Still a bit bleary eyed from my night out at the Tivoli, the next morning I headed with my family to Copenhagen’s National Museum. I’m not going to write about that here simply because this museum and Aarhus’ archaeology museum in Moesgaard deserve their own post so I can go into overdrive getting bizarrely excited about Danish Prehistoric and Viking artefacts.
Anyway having spent the whole morning in this museum and even then we only managed to see one and a half of the galleries, after lunch we crossed the road to the Ny Carlsberg Glyptotek, an art gallery funded by the family of cheap beer fame.

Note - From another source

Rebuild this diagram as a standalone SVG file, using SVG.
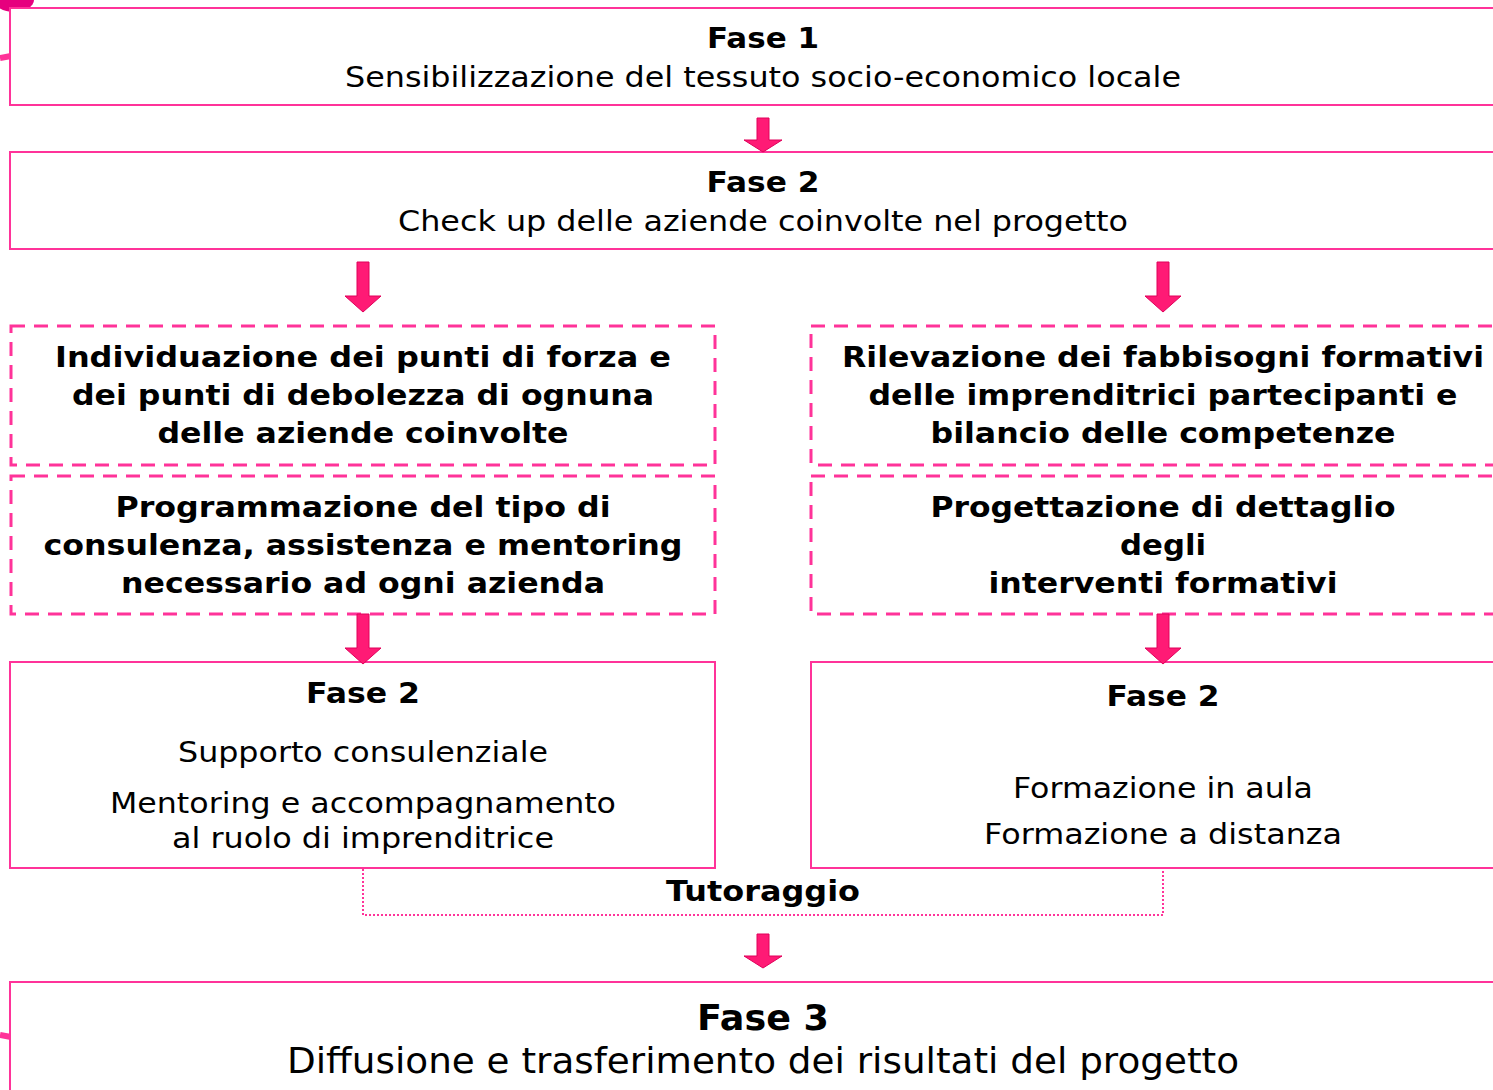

The gallery mainly consists of 19th century classical sculptures as well as examples of the Roman and Greek styles that influenced them. Whilst many of the sculptures were nothing much to write home about in my opinion, unless you’re a fan of naked heroes with random bits of fabric draped over their shoulders, the surroundings of the gallery itself make it an enjoyable place to visit. The central courtyard of the gallery is a picturesque palm house – until you spot the statue I “fondly” call “Babymageddon.” No words in my opinion fully encapsulate the awfulness.
After this we set sail the
high seas canals of Copenhagen for a boat tour which essentially shows you the whole of Copenhagen with the exception of the Rosenberg castle. You even get to see the Little Mermaid statue, which is incredibly underwhelming, little being the operative word. Personally it was more interesting seeing the military barracks surrounding a large Danish flag where cannons are fired every morning to honour the national flag. The guide in the boat also described Christianshavn, the area where we stayed as modelled on Amsterdam, however you feel the architects hadn’t actually seen the Dutch capital.
We spent most of the next day out of town but in the evening, my brother and I visited the aquarium, walking in on piranha feeding time. According to the fishkeeper (what do you call someone who works in an aquarium?) these creatures are incredibly misunderstood and only scavengers. Although having seen them scavenge I still won’t being going for a swim in piranha infested waters anytime soon. I’m also still confused about why the shop sold fishing rods – I thought aquariums liked their fish alive.
On our last day in Copenhagen we spent most of it wandering around the places we hadn’t visited such as the rather empty neo-classical Vor Frue Kirke and the Thorvaldsens Museum. This museum like the Ny Carlsberg is again filled with neo-classical sculpture except this time all by one 19th century sculptor – the eponymous Thorvaldsen. The gallery contained all the actual works or casts of his entire career ft. large quantities of cherubs and naked people. Not really my cup of tea to put it mildly.
Having eaten an all-you-can-eat buffet lunch to make up for the fact we probably weren’t going to have dinner due to all travelling, my brother and I headed up the Rundetarn. Unlike most European city towers with rooftop views, this particular one had a twist – no steps. Christian IV instead constructed a spiral ramp so he could ride his horse to the top of his personal observatory. Empress Catherine I of Russia even ascended the tower in a carriage during a visit to Denmark. Unfortunately we only had our feet and the Danish weather made the view thoroughly drizzly but it was a nice way to say goodbye before dashing to catch flights and in my case get the ferry to Jutland to see bog bodies galore and more.